> _PROBLEM_:
Search the data for the word "image". Reproduce every line where it is found.

--- start DATA LISTING ---

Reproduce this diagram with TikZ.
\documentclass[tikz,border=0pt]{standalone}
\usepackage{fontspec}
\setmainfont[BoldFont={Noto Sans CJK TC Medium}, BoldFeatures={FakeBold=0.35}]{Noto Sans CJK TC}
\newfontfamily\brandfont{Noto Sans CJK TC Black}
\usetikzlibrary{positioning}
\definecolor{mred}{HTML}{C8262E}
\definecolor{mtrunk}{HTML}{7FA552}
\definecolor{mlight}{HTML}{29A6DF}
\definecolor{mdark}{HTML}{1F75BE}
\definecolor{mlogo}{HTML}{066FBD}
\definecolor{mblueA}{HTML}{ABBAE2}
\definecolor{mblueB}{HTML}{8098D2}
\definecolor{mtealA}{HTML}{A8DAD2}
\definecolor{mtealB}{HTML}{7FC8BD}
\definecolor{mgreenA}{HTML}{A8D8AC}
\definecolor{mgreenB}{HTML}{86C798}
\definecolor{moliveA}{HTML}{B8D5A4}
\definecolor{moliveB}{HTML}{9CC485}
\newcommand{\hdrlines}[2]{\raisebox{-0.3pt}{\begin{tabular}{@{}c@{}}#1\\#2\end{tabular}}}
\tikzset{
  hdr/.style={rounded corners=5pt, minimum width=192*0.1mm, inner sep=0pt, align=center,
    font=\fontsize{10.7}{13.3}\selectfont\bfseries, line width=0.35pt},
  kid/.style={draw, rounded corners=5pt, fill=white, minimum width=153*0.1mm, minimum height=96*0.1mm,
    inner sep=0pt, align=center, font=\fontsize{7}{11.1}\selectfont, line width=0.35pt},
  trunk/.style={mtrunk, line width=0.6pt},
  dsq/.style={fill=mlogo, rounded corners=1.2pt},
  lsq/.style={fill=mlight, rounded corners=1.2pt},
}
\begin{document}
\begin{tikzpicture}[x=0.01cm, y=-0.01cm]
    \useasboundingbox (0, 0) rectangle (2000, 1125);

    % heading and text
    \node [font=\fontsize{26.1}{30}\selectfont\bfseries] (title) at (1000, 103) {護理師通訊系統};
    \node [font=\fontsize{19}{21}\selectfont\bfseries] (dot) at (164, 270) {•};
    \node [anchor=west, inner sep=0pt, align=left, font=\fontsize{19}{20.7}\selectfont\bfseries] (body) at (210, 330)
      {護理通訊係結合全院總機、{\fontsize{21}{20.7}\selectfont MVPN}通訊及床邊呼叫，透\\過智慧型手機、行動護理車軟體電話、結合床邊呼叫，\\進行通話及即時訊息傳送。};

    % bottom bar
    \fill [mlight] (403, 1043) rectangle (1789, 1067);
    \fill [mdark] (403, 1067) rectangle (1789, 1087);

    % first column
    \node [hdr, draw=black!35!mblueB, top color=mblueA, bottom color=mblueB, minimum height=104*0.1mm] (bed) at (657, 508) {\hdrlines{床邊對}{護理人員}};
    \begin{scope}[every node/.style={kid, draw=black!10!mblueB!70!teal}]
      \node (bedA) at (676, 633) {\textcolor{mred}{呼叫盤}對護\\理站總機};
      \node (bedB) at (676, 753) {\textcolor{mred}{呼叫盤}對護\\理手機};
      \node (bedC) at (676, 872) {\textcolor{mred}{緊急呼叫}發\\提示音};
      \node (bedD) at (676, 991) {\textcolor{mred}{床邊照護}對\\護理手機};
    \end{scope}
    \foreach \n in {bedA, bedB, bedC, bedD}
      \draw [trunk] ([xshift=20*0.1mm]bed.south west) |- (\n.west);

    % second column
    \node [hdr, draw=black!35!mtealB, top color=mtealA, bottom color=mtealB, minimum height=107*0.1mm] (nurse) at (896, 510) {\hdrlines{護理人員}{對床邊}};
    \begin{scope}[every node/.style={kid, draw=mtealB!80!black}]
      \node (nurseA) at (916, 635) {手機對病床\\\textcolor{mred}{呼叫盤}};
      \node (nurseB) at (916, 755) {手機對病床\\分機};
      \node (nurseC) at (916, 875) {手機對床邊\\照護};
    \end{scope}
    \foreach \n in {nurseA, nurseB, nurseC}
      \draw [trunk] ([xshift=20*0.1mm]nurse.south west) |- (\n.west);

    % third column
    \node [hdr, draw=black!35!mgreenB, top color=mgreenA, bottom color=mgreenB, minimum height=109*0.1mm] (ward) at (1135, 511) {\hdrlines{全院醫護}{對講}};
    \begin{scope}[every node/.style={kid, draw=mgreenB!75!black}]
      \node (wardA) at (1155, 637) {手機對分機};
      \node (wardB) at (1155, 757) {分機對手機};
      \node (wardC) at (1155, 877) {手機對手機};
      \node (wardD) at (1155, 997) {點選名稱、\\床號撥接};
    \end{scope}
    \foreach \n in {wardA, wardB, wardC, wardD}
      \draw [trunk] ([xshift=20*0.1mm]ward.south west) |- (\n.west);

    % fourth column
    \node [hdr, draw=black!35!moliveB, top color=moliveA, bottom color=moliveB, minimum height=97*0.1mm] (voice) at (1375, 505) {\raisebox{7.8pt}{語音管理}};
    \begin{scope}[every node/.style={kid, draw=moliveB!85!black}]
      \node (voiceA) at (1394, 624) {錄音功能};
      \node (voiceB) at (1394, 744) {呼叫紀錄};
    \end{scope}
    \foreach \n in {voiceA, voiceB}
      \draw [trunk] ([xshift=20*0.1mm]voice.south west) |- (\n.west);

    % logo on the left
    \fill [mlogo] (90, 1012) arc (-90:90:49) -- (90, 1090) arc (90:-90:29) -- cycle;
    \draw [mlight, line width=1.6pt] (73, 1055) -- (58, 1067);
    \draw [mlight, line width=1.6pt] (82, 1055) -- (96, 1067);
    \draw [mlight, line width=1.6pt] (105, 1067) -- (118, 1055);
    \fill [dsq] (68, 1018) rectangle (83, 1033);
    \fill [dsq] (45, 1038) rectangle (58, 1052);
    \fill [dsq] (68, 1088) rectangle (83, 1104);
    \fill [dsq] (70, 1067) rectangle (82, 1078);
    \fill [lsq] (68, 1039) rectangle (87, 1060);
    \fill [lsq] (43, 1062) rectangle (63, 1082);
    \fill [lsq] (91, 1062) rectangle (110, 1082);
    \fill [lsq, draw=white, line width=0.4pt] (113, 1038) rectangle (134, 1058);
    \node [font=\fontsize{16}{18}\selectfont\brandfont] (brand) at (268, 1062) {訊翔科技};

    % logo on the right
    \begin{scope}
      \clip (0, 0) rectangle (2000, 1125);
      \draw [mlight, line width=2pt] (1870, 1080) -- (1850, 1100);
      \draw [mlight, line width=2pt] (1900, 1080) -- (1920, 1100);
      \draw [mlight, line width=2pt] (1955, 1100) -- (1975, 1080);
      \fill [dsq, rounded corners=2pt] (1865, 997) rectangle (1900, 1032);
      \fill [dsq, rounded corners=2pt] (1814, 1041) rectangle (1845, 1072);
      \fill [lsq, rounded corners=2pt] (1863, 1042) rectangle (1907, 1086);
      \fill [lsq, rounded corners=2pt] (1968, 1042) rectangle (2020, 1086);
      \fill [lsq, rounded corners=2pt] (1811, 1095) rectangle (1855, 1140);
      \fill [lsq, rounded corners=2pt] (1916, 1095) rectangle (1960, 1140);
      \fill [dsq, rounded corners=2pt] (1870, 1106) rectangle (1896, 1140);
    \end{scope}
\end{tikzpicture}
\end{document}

--- end DATA LISTING ---
--- start DATA LISTING ---

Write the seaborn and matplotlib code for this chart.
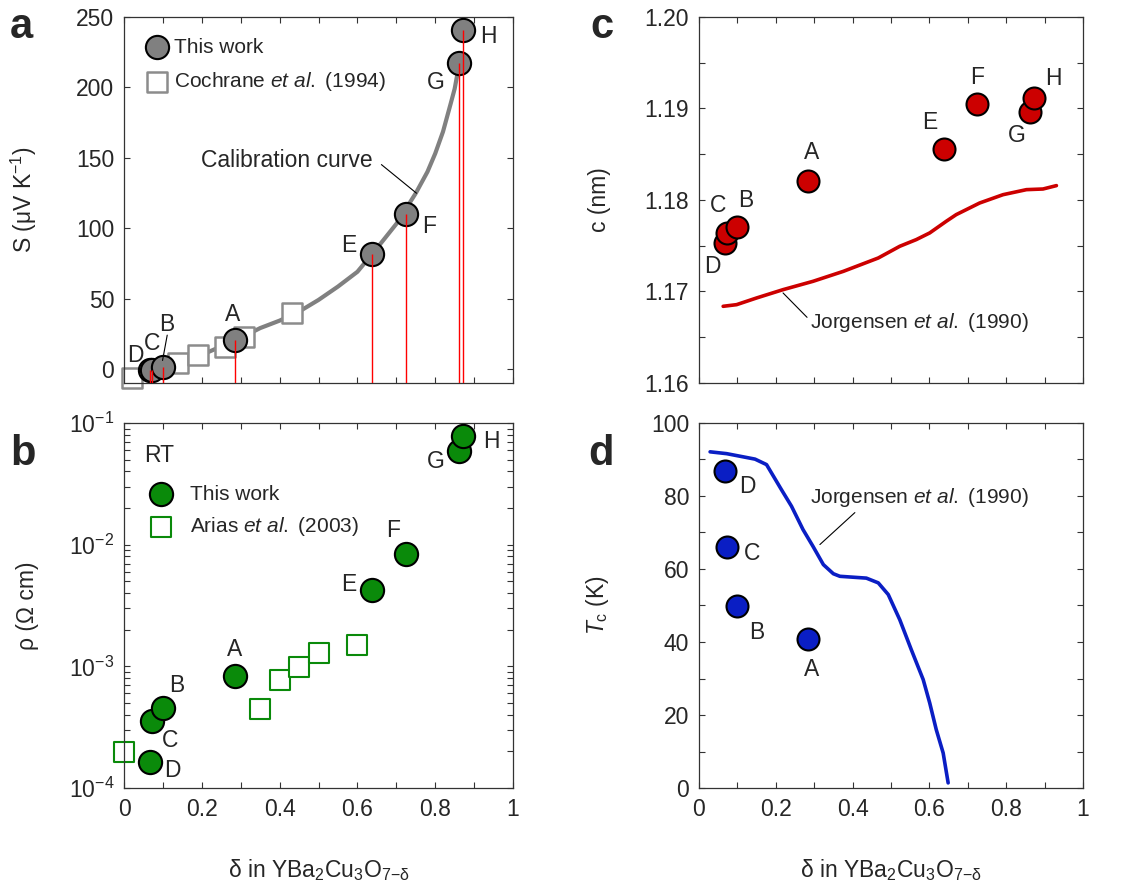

--- end DATA LISTING ---
--- start DATA LISTING ---

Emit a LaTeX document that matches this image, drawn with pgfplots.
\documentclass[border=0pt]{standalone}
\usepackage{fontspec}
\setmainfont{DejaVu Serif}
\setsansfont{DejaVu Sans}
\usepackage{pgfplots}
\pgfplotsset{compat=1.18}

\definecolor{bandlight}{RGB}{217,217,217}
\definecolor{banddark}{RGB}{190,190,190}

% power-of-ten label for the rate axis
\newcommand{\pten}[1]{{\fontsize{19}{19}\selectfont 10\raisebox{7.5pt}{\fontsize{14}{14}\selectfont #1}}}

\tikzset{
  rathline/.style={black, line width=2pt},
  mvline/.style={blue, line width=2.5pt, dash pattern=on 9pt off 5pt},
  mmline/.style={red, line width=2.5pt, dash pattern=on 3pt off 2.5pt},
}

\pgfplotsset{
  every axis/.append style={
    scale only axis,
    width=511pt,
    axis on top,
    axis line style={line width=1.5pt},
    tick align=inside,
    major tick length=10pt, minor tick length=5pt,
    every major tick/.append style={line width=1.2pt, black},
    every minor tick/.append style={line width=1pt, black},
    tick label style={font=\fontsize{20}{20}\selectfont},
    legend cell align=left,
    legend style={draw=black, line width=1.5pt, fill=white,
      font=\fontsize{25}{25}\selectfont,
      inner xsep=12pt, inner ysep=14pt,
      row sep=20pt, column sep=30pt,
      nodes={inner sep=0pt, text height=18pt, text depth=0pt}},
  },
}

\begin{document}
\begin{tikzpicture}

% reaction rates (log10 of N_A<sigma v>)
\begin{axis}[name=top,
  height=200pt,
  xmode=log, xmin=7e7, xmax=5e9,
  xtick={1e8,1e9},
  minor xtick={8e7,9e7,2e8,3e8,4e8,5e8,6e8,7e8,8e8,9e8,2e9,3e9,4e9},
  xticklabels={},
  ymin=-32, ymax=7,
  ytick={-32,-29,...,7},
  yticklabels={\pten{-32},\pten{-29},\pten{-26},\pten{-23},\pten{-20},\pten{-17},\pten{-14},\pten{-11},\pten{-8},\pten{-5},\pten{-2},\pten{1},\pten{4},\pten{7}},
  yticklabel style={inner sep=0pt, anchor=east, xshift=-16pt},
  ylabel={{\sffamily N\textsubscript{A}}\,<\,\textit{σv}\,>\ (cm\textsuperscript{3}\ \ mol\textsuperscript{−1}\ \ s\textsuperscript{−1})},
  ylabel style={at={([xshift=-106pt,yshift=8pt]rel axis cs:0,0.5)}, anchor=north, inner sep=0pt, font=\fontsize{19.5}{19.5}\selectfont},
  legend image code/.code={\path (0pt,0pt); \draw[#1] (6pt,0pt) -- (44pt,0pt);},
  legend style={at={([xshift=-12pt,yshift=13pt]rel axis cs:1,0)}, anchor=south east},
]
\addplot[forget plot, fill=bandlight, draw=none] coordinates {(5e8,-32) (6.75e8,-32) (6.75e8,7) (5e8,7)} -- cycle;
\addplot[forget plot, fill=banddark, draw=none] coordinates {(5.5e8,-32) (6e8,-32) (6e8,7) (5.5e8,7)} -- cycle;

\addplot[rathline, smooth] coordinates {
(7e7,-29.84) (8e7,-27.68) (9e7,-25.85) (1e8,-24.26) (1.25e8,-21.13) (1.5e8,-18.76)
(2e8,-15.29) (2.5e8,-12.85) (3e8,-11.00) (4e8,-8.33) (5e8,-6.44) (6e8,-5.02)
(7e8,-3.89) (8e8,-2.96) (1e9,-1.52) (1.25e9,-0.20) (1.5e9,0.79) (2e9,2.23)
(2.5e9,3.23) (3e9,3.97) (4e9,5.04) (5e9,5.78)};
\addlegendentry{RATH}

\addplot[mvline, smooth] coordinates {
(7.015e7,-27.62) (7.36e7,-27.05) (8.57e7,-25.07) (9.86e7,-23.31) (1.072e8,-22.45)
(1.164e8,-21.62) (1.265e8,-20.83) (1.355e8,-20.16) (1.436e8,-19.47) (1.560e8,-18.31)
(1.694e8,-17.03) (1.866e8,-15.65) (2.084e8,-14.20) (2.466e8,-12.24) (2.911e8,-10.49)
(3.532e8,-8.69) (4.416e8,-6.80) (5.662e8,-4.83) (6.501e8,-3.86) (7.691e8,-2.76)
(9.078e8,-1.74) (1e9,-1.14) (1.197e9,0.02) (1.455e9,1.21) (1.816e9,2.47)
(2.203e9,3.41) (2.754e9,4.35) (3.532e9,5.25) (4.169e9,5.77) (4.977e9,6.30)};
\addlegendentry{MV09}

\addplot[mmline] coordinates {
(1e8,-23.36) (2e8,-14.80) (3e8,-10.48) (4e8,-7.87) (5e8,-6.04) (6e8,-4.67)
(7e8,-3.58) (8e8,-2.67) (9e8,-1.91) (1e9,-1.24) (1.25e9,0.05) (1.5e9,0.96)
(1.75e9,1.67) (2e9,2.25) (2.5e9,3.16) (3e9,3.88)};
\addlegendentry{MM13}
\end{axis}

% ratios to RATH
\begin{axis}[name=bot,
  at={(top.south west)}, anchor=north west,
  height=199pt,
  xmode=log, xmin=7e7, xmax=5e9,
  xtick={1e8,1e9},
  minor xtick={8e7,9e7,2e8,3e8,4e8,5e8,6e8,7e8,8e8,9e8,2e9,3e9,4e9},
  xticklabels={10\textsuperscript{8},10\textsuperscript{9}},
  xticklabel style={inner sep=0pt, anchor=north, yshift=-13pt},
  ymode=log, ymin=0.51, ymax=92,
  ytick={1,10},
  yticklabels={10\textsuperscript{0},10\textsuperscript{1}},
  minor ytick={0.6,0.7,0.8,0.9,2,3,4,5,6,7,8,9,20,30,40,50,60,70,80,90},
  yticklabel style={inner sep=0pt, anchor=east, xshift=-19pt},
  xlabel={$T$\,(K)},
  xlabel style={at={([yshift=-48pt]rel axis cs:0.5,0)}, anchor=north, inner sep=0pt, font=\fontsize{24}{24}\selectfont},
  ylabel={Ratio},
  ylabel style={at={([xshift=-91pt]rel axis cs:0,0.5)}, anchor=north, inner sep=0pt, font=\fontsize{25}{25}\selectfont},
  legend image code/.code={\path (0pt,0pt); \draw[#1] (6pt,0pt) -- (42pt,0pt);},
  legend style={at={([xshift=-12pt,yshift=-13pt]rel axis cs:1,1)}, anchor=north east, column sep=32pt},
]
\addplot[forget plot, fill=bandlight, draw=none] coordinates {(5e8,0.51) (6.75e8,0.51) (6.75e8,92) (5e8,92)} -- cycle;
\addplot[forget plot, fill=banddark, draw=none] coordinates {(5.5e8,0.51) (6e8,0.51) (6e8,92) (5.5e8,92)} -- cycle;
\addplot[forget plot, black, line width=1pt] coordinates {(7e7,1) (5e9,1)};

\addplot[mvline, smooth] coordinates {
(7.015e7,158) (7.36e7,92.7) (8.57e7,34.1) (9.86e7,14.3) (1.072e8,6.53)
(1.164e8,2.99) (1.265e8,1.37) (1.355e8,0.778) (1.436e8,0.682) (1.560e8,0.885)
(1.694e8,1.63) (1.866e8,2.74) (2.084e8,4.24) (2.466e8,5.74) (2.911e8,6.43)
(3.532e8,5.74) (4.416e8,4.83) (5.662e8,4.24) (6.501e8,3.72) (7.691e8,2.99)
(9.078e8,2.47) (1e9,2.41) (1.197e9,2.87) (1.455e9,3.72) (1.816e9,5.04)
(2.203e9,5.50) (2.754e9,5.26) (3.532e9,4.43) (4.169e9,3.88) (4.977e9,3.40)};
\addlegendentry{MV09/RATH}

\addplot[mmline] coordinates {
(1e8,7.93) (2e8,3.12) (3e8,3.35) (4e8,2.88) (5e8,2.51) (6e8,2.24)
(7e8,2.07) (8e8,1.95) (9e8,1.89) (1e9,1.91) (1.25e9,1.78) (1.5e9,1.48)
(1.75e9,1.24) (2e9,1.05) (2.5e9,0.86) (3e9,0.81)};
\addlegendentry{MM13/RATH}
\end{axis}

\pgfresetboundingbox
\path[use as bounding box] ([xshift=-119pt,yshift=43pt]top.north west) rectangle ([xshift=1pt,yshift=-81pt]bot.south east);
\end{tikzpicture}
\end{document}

--- end DATA LISTING ---

> _EXERCISE SOLUTION_:
Emit a LaTeX document that matches this image, drawn with pgfplots.
  legend image code/.code={\path (0pt,0pt); \draw[#1] (6pt,0pt) -- (44pt,0pt);},
  legend image code/.code={\path (0pt,0pt); \draw[#1] (6pt,0pt) -- (42pt,0pt);},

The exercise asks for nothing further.